++++ RECORD EXCERPTS

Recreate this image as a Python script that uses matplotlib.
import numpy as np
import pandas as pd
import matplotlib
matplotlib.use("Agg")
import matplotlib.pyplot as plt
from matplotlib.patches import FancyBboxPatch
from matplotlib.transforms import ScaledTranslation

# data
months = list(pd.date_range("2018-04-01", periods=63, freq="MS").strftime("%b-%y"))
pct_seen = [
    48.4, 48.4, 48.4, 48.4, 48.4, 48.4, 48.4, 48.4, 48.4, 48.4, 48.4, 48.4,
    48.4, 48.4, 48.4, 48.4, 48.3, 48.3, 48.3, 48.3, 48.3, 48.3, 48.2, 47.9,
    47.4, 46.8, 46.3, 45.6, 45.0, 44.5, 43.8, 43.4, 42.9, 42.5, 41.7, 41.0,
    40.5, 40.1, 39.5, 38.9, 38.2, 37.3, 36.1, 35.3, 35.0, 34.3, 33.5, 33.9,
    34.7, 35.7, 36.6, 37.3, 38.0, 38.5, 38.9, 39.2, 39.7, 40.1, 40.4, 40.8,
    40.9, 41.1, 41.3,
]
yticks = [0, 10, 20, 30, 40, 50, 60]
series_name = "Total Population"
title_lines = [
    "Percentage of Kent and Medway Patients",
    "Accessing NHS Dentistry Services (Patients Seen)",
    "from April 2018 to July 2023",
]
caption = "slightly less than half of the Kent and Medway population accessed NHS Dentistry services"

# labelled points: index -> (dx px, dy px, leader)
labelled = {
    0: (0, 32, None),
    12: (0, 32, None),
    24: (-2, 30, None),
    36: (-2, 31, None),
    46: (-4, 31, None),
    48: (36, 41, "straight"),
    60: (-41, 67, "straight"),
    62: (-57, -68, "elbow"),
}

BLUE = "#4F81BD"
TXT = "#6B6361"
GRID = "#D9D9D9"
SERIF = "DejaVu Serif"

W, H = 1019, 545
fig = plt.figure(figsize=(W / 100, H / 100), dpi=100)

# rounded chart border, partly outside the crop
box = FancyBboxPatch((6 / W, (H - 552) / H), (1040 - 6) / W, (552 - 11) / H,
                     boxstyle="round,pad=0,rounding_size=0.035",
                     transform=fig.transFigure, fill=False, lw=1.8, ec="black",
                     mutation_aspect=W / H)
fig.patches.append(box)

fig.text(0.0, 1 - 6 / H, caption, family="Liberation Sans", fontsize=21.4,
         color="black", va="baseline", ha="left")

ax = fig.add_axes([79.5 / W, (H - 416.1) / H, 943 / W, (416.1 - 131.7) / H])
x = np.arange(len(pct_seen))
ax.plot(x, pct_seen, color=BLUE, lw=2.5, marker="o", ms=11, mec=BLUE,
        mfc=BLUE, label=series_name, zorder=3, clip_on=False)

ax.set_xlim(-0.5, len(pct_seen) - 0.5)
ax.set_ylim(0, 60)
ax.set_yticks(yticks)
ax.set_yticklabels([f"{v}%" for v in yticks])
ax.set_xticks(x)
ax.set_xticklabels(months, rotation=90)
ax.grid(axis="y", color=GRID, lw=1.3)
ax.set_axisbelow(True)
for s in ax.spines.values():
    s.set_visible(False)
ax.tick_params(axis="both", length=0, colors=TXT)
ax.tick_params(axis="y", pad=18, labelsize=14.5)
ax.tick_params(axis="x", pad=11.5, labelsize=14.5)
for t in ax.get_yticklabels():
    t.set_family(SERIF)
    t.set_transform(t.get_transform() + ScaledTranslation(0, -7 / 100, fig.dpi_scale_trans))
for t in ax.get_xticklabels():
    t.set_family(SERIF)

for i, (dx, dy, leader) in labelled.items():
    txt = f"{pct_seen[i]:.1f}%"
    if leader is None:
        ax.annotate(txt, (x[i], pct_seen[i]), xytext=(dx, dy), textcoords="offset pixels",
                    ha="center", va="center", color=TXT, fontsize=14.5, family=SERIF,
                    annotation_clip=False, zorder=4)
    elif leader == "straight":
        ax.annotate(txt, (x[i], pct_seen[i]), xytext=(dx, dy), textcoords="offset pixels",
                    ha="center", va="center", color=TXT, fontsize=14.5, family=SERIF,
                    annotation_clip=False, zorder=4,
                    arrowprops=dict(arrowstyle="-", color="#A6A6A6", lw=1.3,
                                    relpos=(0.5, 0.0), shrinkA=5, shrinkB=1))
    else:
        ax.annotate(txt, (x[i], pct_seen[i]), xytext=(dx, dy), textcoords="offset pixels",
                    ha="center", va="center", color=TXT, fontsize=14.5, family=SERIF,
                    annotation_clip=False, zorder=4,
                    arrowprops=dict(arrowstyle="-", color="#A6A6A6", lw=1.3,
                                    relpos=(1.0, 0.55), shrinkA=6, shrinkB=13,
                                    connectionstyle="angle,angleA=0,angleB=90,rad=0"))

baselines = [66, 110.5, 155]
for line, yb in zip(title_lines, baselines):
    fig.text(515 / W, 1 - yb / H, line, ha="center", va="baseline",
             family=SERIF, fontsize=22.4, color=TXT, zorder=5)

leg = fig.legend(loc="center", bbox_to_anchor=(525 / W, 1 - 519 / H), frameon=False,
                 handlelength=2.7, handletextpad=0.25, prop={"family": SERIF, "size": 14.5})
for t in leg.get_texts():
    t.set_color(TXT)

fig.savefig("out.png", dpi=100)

++++++++
++++ RECORD EXCERPTS

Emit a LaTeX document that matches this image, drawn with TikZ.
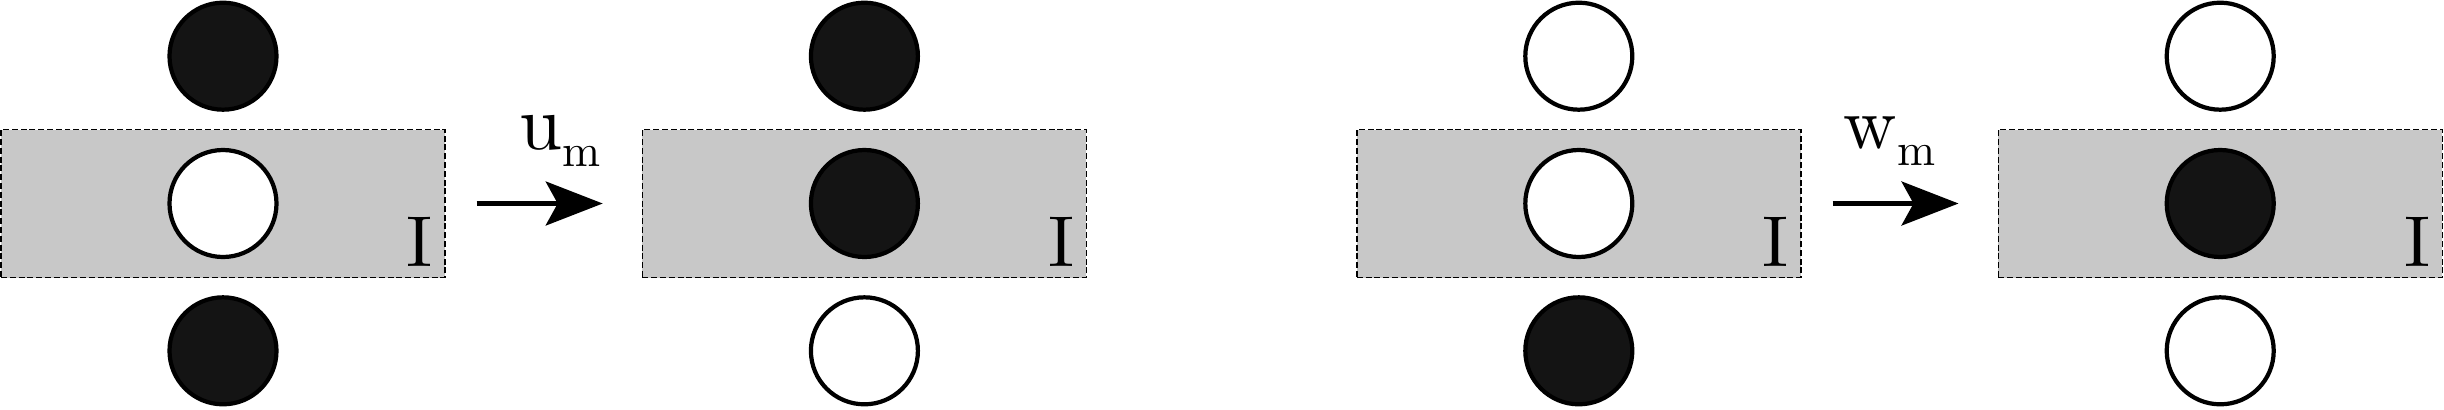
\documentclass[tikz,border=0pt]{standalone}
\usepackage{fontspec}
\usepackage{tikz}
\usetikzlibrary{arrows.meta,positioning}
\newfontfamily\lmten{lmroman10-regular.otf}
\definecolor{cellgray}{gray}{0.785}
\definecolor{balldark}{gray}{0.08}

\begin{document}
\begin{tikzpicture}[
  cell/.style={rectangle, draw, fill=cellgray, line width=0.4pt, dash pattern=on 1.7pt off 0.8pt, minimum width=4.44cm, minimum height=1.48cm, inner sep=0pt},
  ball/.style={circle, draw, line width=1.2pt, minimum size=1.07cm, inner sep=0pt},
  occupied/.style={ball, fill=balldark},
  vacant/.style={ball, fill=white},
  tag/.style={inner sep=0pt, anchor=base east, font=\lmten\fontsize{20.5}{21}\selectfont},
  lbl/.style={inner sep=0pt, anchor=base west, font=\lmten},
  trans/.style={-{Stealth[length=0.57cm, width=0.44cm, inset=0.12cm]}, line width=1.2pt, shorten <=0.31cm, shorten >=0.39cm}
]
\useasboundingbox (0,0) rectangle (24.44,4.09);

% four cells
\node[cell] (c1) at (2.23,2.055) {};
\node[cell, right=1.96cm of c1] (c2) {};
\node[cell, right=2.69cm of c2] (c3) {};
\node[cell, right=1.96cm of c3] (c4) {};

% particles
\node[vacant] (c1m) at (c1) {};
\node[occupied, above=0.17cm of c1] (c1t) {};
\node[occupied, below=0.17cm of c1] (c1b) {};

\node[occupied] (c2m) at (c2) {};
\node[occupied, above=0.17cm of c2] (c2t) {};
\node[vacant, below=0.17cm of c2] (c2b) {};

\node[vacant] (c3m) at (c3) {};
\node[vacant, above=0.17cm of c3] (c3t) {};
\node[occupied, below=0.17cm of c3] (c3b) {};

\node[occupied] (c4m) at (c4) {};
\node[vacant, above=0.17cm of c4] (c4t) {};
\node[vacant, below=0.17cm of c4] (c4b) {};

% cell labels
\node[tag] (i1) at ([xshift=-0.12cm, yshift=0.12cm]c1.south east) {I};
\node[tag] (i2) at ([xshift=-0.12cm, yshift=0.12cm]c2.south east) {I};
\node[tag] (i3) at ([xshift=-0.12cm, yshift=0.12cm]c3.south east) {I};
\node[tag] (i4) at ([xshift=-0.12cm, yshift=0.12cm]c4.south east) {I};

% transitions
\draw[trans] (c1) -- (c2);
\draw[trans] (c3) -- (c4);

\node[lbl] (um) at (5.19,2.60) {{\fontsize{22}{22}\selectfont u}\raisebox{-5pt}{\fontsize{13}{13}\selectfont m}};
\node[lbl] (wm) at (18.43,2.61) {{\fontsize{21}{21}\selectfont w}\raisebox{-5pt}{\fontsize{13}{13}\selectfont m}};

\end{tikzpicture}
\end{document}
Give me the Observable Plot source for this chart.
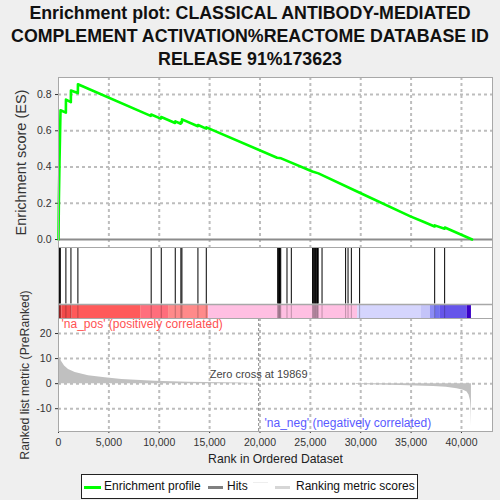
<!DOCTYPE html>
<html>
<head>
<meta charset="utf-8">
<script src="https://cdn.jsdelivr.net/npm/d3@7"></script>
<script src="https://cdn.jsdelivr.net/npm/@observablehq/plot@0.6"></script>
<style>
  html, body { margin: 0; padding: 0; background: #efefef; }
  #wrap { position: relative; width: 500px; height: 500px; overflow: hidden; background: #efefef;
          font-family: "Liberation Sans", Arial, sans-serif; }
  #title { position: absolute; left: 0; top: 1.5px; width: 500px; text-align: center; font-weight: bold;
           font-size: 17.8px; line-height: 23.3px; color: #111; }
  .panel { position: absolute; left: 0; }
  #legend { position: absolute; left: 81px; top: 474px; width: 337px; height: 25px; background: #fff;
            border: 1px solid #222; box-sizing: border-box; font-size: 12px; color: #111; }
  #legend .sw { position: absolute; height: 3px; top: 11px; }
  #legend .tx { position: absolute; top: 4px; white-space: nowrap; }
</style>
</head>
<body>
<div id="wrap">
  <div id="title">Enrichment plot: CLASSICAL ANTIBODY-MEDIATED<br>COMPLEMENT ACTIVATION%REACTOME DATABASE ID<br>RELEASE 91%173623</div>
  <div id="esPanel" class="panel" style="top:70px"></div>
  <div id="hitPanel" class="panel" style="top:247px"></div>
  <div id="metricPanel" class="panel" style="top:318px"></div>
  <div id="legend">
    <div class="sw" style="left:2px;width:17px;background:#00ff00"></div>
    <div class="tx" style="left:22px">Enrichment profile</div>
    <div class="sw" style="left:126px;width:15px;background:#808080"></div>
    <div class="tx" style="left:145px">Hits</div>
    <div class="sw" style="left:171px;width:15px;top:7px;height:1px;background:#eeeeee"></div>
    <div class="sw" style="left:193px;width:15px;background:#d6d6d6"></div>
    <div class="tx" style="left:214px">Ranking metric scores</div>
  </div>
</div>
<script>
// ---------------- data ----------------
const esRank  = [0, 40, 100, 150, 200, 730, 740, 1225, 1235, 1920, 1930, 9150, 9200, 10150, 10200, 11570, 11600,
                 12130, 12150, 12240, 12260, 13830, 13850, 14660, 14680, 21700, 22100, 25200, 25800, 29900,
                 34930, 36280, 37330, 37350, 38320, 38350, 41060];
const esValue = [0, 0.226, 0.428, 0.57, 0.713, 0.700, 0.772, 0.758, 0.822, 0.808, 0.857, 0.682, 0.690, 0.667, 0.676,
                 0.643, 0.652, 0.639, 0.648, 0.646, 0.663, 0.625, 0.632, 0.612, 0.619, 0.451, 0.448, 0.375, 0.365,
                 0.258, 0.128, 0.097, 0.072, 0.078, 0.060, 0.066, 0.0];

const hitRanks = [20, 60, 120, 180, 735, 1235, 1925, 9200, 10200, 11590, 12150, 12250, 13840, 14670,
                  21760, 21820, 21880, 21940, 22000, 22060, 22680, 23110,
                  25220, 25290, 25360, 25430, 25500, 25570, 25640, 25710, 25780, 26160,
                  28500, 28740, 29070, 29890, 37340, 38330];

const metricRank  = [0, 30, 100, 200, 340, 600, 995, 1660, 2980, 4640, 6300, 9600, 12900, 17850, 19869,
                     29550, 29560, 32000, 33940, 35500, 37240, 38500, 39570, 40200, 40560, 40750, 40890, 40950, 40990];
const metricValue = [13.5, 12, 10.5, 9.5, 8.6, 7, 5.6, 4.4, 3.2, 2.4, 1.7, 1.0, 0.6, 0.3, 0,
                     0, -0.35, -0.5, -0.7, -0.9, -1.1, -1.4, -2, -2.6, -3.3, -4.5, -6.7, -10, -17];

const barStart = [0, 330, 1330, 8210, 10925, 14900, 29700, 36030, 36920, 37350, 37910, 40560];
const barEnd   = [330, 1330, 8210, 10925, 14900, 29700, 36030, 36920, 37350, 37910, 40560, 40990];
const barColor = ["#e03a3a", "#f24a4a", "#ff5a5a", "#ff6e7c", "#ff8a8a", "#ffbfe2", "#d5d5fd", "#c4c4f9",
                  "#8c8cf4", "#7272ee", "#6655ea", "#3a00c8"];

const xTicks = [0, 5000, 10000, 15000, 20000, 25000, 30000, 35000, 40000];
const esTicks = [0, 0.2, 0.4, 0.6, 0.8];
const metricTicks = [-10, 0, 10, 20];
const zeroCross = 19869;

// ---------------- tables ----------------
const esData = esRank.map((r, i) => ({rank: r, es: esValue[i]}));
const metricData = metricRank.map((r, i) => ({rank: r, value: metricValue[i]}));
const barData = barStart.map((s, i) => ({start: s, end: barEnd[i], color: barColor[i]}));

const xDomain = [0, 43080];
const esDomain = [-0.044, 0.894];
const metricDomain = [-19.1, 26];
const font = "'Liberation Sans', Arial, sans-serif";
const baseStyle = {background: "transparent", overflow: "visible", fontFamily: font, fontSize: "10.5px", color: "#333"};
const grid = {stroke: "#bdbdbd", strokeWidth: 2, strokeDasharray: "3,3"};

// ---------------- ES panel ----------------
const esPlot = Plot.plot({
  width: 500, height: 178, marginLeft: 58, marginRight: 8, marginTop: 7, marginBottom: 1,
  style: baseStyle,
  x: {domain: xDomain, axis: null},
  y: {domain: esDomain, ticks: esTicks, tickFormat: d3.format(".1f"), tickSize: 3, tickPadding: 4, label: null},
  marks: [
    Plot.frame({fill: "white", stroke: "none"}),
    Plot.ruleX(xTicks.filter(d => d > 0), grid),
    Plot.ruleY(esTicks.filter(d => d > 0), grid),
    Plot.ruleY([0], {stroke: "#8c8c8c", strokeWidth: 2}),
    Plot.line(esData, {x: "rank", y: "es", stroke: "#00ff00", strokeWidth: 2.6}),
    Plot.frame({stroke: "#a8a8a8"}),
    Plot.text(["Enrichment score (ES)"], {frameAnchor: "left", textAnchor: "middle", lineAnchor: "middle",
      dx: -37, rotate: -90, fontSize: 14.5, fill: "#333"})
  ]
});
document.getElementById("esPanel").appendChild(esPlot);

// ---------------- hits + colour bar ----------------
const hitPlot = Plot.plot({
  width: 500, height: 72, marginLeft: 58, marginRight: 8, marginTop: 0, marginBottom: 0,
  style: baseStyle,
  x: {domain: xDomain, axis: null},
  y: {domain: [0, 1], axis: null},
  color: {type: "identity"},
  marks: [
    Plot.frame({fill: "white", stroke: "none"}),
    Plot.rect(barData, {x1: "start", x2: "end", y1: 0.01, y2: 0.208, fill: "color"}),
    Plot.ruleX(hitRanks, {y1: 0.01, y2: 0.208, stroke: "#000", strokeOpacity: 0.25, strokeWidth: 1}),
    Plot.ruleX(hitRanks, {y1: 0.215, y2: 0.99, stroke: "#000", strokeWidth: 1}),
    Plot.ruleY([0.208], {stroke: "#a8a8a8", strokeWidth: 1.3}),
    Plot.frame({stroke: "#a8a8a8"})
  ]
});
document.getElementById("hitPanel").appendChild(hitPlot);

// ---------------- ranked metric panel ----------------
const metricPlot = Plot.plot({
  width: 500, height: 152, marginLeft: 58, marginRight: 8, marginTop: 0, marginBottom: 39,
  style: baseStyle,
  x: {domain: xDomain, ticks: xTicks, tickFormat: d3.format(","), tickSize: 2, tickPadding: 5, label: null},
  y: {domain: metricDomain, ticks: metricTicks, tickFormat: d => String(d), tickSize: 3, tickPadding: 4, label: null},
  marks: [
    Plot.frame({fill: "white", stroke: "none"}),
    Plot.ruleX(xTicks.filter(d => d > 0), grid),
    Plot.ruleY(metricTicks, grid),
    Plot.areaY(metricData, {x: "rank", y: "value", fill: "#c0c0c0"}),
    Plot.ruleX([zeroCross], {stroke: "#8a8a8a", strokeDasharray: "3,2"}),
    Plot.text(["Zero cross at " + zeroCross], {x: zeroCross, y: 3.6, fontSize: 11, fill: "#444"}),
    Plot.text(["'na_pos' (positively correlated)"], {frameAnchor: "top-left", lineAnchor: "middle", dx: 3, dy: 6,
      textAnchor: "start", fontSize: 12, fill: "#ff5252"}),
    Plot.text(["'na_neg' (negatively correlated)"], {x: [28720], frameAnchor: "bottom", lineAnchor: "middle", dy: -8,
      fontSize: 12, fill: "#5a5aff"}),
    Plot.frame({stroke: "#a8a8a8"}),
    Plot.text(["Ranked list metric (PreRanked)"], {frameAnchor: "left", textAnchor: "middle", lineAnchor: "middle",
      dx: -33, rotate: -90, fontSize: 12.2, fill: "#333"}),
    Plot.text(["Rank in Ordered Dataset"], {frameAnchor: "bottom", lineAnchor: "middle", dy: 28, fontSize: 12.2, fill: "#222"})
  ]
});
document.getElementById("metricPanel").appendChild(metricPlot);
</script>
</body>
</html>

++++++++

CHALLENGE:
Above are the entries. Quote exactly the lines from the one bearing "Recreate this image" through the one bearing "from matplotlib.transforms import".

WRITTEN ANSWER:
Recreate this image as a Python script that uses matplotlib.
import numpy as np
import pandas as pd
import matplotlib
matplotlib.use("Agg")
import matplotlib.pyplot as plt
from matplotlib.patches import FancyBboxPatch
from matplotlib.transforms import ScaledTranslation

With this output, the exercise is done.